══ Source data ══
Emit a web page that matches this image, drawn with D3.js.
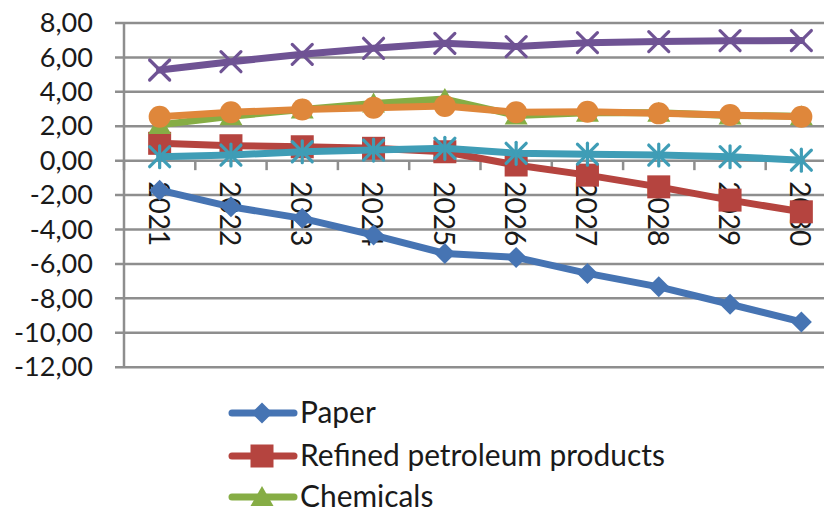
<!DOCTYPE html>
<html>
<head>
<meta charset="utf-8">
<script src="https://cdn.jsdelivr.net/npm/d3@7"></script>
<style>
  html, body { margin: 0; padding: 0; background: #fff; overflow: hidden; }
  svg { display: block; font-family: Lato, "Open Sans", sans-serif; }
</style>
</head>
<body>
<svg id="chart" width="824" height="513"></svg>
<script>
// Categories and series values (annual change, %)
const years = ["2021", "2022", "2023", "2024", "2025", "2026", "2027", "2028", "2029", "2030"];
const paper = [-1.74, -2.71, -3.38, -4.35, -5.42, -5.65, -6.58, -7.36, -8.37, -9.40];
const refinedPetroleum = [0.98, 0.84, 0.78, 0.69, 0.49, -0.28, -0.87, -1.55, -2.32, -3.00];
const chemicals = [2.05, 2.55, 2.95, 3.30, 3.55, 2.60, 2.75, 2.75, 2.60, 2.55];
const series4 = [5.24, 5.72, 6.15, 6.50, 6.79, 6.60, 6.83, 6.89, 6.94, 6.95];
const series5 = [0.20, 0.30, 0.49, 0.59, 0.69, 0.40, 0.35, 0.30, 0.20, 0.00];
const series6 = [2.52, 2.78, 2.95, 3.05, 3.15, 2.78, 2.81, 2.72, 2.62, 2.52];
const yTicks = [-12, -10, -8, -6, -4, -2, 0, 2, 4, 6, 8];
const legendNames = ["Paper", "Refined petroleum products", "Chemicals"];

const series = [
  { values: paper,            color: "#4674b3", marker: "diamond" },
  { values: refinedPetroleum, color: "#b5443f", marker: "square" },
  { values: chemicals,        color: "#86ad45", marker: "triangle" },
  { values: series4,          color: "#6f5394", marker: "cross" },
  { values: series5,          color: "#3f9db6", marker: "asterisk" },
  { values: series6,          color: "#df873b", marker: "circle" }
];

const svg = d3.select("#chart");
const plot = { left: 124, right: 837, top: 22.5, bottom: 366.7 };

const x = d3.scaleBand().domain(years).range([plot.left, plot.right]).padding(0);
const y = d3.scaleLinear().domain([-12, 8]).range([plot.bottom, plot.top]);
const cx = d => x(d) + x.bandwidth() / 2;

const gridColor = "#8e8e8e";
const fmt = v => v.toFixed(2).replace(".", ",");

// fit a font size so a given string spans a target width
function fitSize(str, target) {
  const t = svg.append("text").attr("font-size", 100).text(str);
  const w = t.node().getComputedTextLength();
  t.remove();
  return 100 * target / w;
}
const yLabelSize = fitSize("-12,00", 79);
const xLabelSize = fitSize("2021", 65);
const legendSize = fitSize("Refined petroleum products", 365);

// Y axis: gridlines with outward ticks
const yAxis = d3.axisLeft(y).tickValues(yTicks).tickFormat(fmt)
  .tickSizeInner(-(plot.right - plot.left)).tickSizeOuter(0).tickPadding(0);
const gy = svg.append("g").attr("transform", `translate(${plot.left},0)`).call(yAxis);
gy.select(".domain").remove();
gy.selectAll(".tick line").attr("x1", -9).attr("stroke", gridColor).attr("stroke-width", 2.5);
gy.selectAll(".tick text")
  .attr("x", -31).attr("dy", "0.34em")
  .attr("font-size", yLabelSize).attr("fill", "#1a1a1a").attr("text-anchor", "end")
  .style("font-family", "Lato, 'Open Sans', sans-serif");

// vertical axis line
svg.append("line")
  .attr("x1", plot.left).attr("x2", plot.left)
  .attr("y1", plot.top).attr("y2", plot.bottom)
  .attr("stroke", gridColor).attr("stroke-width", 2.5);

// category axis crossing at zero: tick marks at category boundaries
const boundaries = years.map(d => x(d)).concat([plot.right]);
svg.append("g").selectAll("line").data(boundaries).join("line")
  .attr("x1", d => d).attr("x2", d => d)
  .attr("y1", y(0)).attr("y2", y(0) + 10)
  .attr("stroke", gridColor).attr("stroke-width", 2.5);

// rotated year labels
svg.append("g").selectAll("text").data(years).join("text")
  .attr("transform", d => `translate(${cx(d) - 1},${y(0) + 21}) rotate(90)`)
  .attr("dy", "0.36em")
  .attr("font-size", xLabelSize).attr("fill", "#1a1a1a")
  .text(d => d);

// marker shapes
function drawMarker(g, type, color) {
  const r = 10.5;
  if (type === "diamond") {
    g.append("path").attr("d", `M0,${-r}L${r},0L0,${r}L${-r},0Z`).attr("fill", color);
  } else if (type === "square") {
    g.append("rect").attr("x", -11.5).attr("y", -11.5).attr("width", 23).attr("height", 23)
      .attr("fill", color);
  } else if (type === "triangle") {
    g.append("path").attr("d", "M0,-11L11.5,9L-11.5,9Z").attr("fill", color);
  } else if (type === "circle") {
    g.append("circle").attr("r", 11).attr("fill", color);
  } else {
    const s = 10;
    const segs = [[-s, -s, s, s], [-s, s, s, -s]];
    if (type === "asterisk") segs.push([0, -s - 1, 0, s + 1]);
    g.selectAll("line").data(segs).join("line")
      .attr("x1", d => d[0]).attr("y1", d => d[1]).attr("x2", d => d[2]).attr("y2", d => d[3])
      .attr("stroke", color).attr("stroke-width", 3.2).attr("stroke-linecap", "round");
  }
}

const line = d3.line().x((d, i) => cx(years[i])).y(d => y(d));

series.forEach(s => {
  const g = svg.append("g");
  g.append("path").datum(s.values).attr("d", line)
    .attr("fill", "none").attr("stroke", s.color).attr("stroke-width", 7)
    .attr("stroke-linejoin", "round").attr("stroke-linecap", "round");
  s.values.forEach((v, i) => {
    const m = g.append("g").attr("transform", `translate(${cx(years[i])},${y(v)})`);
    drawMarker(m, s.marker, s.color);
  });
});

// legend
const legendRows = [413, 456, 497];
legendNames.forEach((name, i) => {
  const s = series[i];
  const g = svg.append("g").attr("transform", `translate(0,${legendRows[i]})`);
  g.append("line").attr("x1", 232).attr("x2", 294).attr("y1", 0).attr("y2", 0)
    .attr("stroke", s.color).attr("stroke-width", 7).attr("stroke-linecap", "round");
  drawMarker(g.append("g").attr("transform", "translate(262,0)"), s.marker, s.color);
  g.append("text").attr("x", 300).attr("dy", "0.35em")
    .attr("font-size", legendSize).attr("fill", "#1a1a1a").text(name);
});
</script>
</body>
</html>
═══
### Directive
Do not copy the pictures, but repeat every line exactly.

### Task answer
Emit a web page that matches this image, drawn with D3.js.
<!DOCTYPE html>
<html>
<head>
<meta charset="utf-8">
<script src="https://cdn.jsdelivr.net/npm/d3@7"></script>
<style>
  html, body { margin: 0; padding: 0; background: #fff; overflow: hidden; }
  svg { display: block; font-family: Lato, "Open Sans", sans-serif; }
</style>
</head>
<body>
<svg id="chart" width="824" height="513"></svg>
<script>
// Categories and series values (annual change, %)
const years = ["2021", "2022", "2023", "2024", "2025", "2026", "2027", "2028", "2029", "2030"];
const paper = [-1.74, -2.71, -3.38, -4.35, -5.42, -5.65, -6.58, -7.36, -8.37, -9.40];
const refinedPetroleum = [0.98, 0.84, 0.78, 0.69, 0.49, -0.28, -0.87, -1.55, -2.32, -3.00];
const chemicals = [2.05, 2.55, 2.95, 3.30, 3.55, 2.60, 2.75, 2.75, 2.60, 2.55];
const series4 = [5.24, 5.72, 6.15, 6.50, 6.79, 6.60, 6.83, 6.89, 6.94, 6.95];
const series5 = [0.20, 0.30, 0.49, 0.59, 0.69, 0.40, 0.35, 0.30, 0.20, 0.00];
const series6 = [2.52, 2.78, 2.95, 3.05, 3.15, 2.78, 2.81, 2.72, 2.62, 2.52];
const yTicks = [-12, -10, -8, -6, -4, -2, 0, 2, 4, 6, 8];
const legendNames = ["Paper", "Refined petroleum products", "Chemicals"];

const series = [
  { values: paper,            color: "#4674b3", marker: "diamond" },
  { values: refinedPetroleum, color: "#b5443f", marker: "square" },
  { values: chemicals,        color: "#86ad45", marker: "triangle" },
  { values: series4,          color: "#6f5394", marker: "cross" },
  { values: series5,          color: "#3f9db6", marker: "asterisk" },
  { values: series6,          color: "#df873b", marker: "circle" }
];

const svg = d3.select("#chart");
const plot = { left: 124, right: 837, top: 22.5, bottom: 366.7 };

const x = d3.scaleBand().domain(years).range([plot.left, plot.right]).padding(0);
const y = d3.scaleLinear().domain([-12, 8]).range([plot.bottom, plot.top]);
const cx = d => x(d) + x.bandwidth() / 2;

const gridColor = "#8e8e8e";
const fmt = v => v.toFixed(2).replace(".", ",");

// fit a font size so a given string spans a target width
function fitSize(str, target) {
  const t = svg.append("text").attr("font-size", 100).text(str);
  const w = t.node().getComputedTextLength();
  t.remove();
  return 100 * target / w;
}
const yLabelSize = fitSize("-12,00", 79);
const xLabelSize = fitSize("2021", 65);
const legendSize = fitSize("Refined petroleum products", 365);

// Y axis: gridlines with outward ticks
const yAxis = d3.axisLeft(y).tickValues(yTicks).tickFormat(fmt)
  .tickSizeInner(-(plot.right - plot.left)).tickSizeOuter(0).tickPadding(0);
const gy = svg.append("g").attr("transform", `translate(${plot.left},0)`).call(yAxis);
gy.select(".domain").remove();
gy.selectAll(".tick line").attr("x1", -9).attr("stroke", gridColor).attr("stroke-width", 2.5);
gy.selectAll(".tick text")
  .attr("x", -31).attr("dy", "0.34em")
  .attr("font-size", yLabelSize).attr("fill", "#1a1a1a").attr("text-anchor", "end")
  .style("font-family", "Lato, 'Open Sans', sans-serif");

// vertical axis line
svg.append("line")
  .attr("x1", plot.left).attr("x2", plot.left)
  .attr("y1", plot.top).attr("y2", plot.bottom)
  .attr("stroke", gridColor).attr("stroke-width", 2.5);

// category axis crossing at zero: tick marks at category boundaries
const boundaries = years.map(d => x(d)).concat([plot.right]);
svg.append("g").selectAll("line").data(boundaries).join("line")
  .attr("x1", d => d).attr("x2", d => d)
  .attr("y1", y(0)).attr("y2", y(0) + 10)
  .attr("stroke", gridColor).attr("stroke-width", 2.5);

// rotated year labels
svg.append("g").selectAll("text").data(years).join("text")
  .attr("transform", d => `translate(${cx(d) - 1},${y(0) + 21}) rotate(90)`)
  .attr("dy", "0.36em")
  .attr("font-size", xLabelSize).attr("fill", "#1a1a1a")
  .text(d => d);

// marker shapes
function drawMarker(g, type, color) {
  const r = 10.5;
  if (type === "diamond") {
    g.append("path").attr("d", `M0,${-r}L${r},0L0,${r}L${-r},0Z`).attr("fill", color);
  } else if (type === "square") {
    g.append("rect").attr("x", -11.5).attr("y", -11.5).attr("width", 23).attr("height", 23)
      .attr("fill", color);
  } else if (type === "triangle") {
    g.append("path").attr("d", "M0,-11L11.5,9L-11.5,9Z").attr("fill", color);
  } else if (type === "circle") {
    g.append("circle").attr("r", 11).attr("fill", color);
  } else {
    const s = 10;
    const segs = [[-s, -s, s, s], [-s, s, s, -s]];
    if (type === "asterisk") segs.push([0, -s - 1, 0, s + 1]);
    g.selectAll("line").data(segs).join("line")
      .attr("x1", d => d[0]).attr("y1", d => d[1]).attr("x2", d => d[2]).attr("y2", d => d[3])
      .attr("stroke", color).attr("stroke-width", 3.2).attr("stroke-linecap", "round");
  }
}

const line = d3.line().x((d, i) => cx(years[i])).y(d => y(d));

series.forEach(s => {
  const g = svg.append("g");
  g.append("path").datum(s.values).attr("d", line)
    .attr("fill", "none").attr("stroke", s.color).attr("stroke-width", 7)
    .attr("stroke-linejoin", "round").attr("stroke-linecap", "round");
  s.values.forEach((v, i) => {
    const m = g.append("g").attr("transform", `translate(${cx(years[i])},${y(v)})`);
    drawMarker(m, s.marker, s.color);
  });
});

// legend
const legendRows = [413, 456, 497];
legendNames.forEach((name, i) => {
  const s = series[i];
  const g = svg.append("g").attr("transform", `translate(0,${legendRows[i]})`);
  g.append("line").attr("x1", 232).attr("x2", 294).attr("y1", 0).attr("y2", 0)
    .attr("stroke", s.color).attr("stroke-width", 7).attr("stroke-linecap", "round");
  drawMarker(g.append("g").attr("transform", "translate(262,0)"), s.marker, s.color);
  g.append("text").attr("x", 300).attr("dy", "0.35em")
    .attr("font-size", legendSize).attr("fill", "#1a1a1a").text(name);
});
</script>
</body>
</html>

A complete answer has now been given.